**Direction**: Copy the listing below in full and skip every picture.
[Dataset extract start]
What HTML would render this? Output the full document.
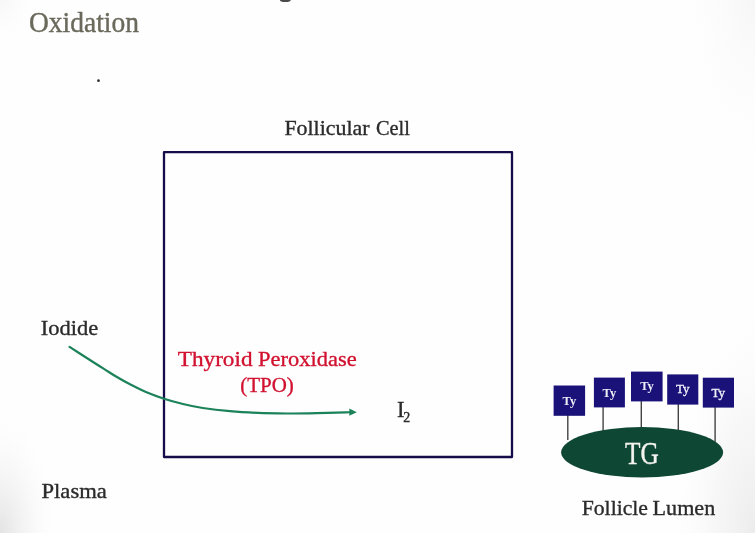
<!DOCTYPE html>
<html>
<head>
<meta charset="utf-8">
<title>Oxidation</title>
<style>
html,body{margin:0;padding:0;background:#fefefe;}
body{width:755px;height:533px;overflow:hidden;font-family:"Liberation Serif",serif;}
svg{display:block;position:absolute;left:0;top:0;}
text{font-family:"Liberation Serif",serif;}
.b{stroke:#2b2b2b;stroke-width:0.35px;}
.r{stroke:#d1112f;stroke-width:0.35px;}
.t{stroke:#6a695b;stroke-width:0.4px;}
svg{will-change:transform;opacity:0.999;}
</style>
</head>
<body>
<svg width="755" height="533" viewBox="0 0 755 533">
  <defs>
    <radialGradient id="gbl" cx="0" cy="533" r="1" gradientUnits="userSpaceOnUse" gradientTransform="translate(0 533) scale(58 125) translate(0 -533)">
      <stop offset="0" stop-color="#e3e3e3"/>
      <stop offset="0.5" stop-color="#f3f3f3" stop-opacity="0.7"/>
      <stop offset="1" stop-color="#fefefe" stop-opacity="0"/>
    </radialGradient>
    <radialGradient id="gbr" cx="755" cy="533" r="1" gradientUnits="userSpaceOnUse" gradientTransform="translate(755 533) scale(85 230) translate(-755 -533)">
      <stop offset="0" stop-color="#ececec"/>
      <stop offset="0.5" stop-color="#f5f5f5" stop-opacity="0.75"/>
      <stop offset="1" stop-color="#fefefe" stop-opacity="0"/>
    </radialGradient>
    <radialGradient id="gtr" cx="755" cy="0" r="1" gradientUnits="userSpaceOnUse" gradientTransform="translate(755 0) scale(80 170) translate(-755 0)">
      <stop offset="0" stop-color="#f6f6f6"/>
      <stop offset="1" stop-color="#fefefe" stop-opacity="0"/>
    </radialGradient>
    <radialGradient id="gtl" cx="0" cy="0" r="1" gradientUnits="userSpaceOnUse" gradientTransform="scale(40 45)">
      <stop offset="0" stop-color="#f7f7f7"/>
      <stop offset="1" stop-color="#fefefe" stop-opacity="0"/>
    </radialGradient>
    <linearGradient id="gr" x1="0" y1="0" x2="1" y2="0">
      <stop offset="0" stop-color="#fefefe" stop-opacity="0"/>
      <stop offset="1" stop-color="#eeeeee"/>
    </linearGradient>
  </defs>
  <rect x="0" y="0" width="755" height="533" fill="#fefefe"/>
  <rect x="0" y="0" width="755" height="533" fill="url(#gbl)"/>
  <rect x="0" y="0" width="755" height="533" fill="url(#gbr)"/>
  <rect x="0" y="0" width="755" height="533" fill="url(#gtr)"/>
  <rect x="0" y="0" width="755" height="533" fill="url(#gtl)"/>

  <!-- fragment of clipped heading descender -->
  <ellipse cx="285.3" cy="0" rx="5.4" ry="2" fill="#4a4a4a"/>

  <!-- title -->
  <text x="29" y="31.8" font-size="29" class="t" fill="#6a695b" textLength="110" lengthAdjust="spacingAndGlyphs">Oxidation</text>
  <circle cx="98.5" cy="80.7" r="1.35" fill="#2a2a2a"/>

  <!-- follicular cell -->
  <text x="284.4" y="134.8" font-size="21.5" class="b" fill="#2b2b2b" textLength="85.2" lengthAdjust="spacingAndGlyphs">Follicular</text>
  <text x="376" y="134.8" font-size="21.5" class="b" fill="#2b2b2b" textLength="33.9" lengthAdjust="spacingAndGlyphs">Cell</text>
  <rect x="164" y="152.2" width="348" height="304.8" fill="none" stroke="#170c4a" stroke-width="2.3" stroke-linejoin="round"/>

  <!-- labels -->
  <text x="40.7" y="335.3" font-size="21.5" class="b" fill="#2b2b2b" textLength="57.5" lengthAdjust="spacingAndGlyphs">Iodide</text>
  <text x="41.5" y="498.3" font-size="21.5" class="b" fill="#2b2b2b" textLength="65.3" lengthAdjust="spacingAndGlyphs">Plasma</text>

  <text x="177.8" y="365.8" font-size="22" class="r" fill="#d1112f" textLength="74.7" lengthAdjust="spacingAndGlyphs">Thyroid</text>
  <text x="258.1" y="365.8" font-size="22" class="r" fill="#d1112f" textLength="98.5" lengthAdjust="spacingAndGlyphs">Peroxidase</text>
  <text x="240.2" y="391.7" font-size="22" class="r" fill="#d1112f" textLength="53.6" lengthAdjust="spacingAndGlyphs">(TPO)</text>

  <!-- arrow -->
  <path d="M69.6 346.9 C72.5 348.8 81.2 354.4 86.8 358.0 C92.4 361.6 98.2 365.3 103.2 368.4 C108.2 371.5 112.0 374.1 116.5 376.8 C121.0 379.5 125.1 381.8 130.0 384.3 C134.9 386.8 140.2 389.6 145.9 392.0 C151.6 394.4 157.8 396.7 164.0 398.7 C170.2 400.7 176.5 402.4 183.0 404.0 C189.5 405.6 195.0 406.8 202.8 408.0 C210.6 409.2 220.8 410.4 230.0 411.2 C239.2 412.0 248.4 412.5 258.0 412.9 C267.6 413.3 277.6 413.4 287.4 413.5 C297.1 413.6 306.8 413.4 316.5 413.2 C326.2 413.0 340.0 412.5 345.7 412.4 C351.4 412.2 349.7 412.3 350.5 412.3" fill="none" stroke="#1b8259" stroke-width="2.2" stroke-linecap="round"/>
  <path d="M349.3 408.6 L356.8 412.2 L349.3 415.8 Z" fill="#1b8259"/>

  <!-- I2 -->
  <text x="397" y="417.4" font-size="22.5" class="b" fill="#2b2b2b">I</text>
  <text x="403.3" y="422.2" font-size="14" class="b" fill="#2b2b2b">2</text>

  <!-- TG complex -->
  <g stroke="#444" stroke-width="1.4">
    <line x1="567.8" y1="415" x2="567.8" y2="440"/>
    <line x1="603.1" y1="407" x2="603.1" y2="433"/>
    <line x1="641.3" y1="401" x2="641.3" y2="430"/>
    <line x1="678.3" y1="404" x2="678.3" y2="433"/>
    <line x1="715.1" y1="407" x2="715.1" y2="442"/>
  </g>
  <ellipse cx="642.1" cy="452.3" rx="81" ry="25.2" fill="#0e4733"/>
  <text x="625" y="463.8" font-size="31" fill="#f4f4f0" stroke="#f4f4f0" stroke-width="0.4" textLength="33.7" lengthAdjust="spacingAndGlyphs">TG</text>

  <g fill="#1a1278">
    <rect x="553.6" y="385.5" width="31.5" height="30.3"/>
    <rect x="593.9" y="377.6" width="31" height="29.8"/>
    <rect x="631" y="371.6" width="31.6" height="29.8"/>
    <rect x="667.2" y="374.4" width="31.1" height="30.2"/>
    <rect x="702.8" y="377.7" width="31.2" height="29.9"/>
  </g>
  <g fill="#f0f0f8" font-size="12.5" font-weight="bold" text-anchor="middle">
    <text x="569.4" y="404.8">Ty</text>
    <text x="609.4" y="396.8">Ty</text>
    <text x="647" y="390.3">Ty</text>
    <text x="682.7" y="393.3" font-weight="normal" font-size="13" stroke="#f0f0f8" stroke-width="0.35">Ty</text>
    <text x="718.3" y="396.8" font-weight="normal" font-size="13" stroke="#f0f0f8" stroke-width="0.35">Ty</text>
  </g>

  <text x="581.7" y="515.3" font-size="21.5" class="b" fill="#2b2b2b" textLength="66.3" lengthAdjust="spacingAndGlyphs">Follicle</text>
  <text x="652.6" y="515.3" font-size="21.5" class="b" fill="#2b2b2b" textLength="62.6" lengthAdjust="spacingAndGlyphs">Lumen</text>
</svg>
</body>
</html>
[Dataset extract end]
**Worked solution**:
What HTML would render this? Output the full document.
<!DOCTYPE html>
<html>
<head>
<meta charset="utf-8">
<title>Oxidation</title>
<style>
html,body{margin:0;padding:0;background:#fefefe;}
body{width:755px;height:533px;overflow:hidden;font-family:"Liberation Serif",serif;}
svg{display:block;position:absolute;left:0;top:0;}
text{font-family:"Liberation Serif",serif;}
.b{stroke:#2b2b2b;stroke-width:0.35px;}
.r{stroke:#d1112f;stroke-width:0.35px;}
.t{stroke:#6a695b;stroke-width:0.4px;}
svg{will-change:transform;opacity:0.999;}
</style>
</head>
<body>
<svg width="755" height="533" viewBox="0 0 755 533">
  <defs>
    <radialGradient id="gbl" cx="0" cy="533" r="1" gradientUnits="userSpaceOnUse" gradientTransform="translate(0 533) scale(58 125) translate(0 -533)">
      <stop offset="0" stop-color="#e3e3e3"/>
      <stop offset="0.5" stop-color="#f3f3f3" stop-opacity="0.7"/>
      <stop offset="1" stop-color="#fefefe" stop-opacity="0"/>
    </radialGradient>
    <radialGradient id="gbr" cx="755" cy="533" r="1" gradientUnits="userSpaceOnUse" gradientTransform="translate(755 533) scale(85 230) translate(-755 -533)">
      <stop offset="0" stop-color="#ececec"/>
      <stop offset="0.5" stop-color="#f5f5f5" stop-opacity="0.75"/>
      <stop offset="1" stop-color="#fefefe" stop-opacity="0"/>
    </radialGradient>
    <radialGradient id="gtr" cx="755" cy="0" r="1" gradientUnits="userSpaceOnUse" gradientTransform="translate(755 0) scale(80 170) translate(-755 0)">
      <stop offset="0" stop-color="#f6f6f6"/>
      <stop offset="1" stop-color="#fefefe" stop-opacity="0"/>
    </radialGradient>
    <radialGradient id="gtl" cx="0" cy="0" r="1" gradientUnits="userSpaceOnUse" gradientTransform="scale(40 45)">
      <stop offset="0" stop-color="#f7f7f7"/>
      <stop offset="1" stop-color="#fefefe" stop-opacity="0"/>
    </radialGradient>
    <linearGradient id="gr" x1="0" y1="0" x2="1" y2="0">
      <stop offset="0" stop-color="#fefefe" stop-opacity="0"/>
      <stop offset="1" stop-color="#eeeeee"/>
    </linearGradient>
  </defs>
  <rect x="0" y="0" width="755" height="533" fill="#fefefe"/>
  <rect x="0" y="0" width="755" height="533" fill="url(#gbl)"/>
  <rect x="0" y="0" width="755" height="533" fill="url(#gbr)"/>
  <rect x="0" y="0" width="755" height="533" fill="url(#gtr)"/>
  <rect x="0" y="0" width="755" height="533" fill="url(#gtl)"/>

  <!-- fragment of clipped heading descender -->
  <ellipse cx="285.3" cy="0" rx="5.4" ry="2" fill="#4a4a4a"/>

  <!-- title -->
  <text x="29" y="31.8" font-size="29" class="t" fill="#6a695b" textLength="110" lengthAdjust="spacingAndGlyphs">Oxidation</text>
  <circle cx="98.5" cy="80.7" r="1.35" fill="#2a2a2a"/>

  <!-- follicular cell -->
  <text x="284.4" y="134.8" font-size="21.5" class="b" fill="#2b2b2b" textLength="85.2" lengthAdjust="spacingAndGlyphs">Follicular</text>
  <text x="376" y="134.8" font-size="21.5" class="b" fill="#2b2b2b" textLength="33.9" lengthAdjust="spacingAndGlyphs">Cell</text>
  <rect x="164" y="152.2" width="348" height="304.8" fill="none" stroke="#170c4a" stroke-width="2.3" stroke-linejoin="round"/>

  <!-- labels -->
  <text x="40.7" y="335.3" font-size="21.5" class="b" fill="#2b2b2b" textLength="57.5" lengthAdjust="spacingAndGlyphs">Iodide</text>
  <text x="41.5" y="498.3" font-size="21.5" class="b" fill="#2b2b2b" textLength="65.3" lengthAdjust="spacingAndGlyphs">Plasma</text>

  <text x="177.8" y="365.8" font-size="22" class="r" fill="#d1112f" textLength="74.7" lengthAdjust="spacingAndGlyphs">Thyroid</text>
  <text x="258.1" y="365.8" font-size="22" class="r" fill="#d1112f" textLength="98.5" lengthAdjust="spacingAndGlyphs">Peroxidase</text>
  <text x="240.2" y="391.7" font-size="22" class="r" fill="#d1112f" textLength="53.6" lengthAdjust="spacingAndGlyphs">(TPO)</text>

  <!-- arrow -->
  <path d="M69.6 346.9 C72.5 348.8 81.2 354.4 86.8 358.0 C92.4 361.6 98.2 365.3 103.2 368.4 C108.2 371.5 112.0 374.1 116.5 376.8 C121.0 379.5 125.1 381.8 130.0 384.3 C134.9 386.8 140.2 389.6 145.9 392.0 C151.6 394.4 157.8 396.7 164.0 398.7 C170.2 400.7 176.5 402.4 183.0 404.0 C189.5 405.6 195.0 406.8 202.8 408.0 C210.6 409.2 220.8 410.4 230.0 411.2 C239.2 412.0 248.4 412.5 258.0 412.9 C267.6 413.3 277.6 413.4 287.4 413.5 C297.1 413.6 306.8 413.4 316.5 413.2 C326.2 413.0 340.0 412.5 345.7 412.4 C351.4 412.2 349.7 412.3 350.5 412.3" fill="none" stroke="#1b8259" stroke-width="2.2" stroke-linecap="round"/>
  <path d="M349.3 408.6 L356.8 412.2 L349.3 415.8 Z" fill="#1b8259"/>

  <!-- I2 -->
  <text x="397" y="417.4" font-size="22.5" class="b" fill="#2b2b2b">I</text>
  <text x="403.3" y="422.2" font-size="14" class="b" fill="#2b2b2b">2</text>

  <!-- TG complex -->
  <g stroke="#444" stroke-width="1.4">
    <line x1="567.8" y1="415" x2="567.8" y2="440"/>
    <line x1="603.1" y1="407" x2="603.1" y2="433"/>
    <line x1="641.3" y1="401" x2="641.3" y2="430"/>
    <line x1="678.3" y1="404" x2="678.3" y2="433"/>
    <line x1="715.1" y1="407" x2="715.1" y2="442"/>
  </g>
  <ellipse cx="642.1" cy="452.3" rx="81" ry="25.2" fill="#0e4733"/>
  <text x="625" y="463.8" font-size="31" fill="#f4f4f0" stroke="#f4f4f0" stroke-width="0.4" textLength="33.7" lengthAdjust="spacingAndGlyphs">TG</text>

  <g fill="#1a1278">
    <rect x="553.6" y="385.5" width="31.5" height="30.3"/>
    <rect x="593.9" y="377.6" width="31" height="29.8"/>
    <rect x="631" y="371.6" width="31.6" height="29.8"/>
    <rect x="667.2" y="374.4" width="31.1" height="30.2"/>
    <rect x="702.8" y="377.7" width="31.2" height="29.9"/>
  </g>
  <g fill="#f0f0f8" font-size="12.5" font-weight="bold" text-anchor="middle">
    <text x="569.4" y="404.8">Ty</text>
    <text x="609.4" y="396.8">Ty</text>
    <text x="647" y="390.3">Ty</text>
    <text x="682.7" y="393.3" font-weight="normal" font-size="13" stroke="#f0f0f8" stroke-width="0.35">Ty</text>
    <text x="718.3" y="396.8" font-weight="normal" font-size="13" stroke="#f0f0f8" stroke-width="0.35">Ty</text>
  </g>

  <text x="581.7" y="515.3" font-size="21.5" class="b" fill="#2b2b2b" textLength="66.3" lengthAdjust="spacingAndGlyphs">Follicle</text>
  <text x="652.6" y="515.3" font-size="21.5" class="b" fill="#2b2b2b" textLength="62.6" lengthAdjust="spacingAndGlyphs">Lumen</text>
</svg>
</body>
</html>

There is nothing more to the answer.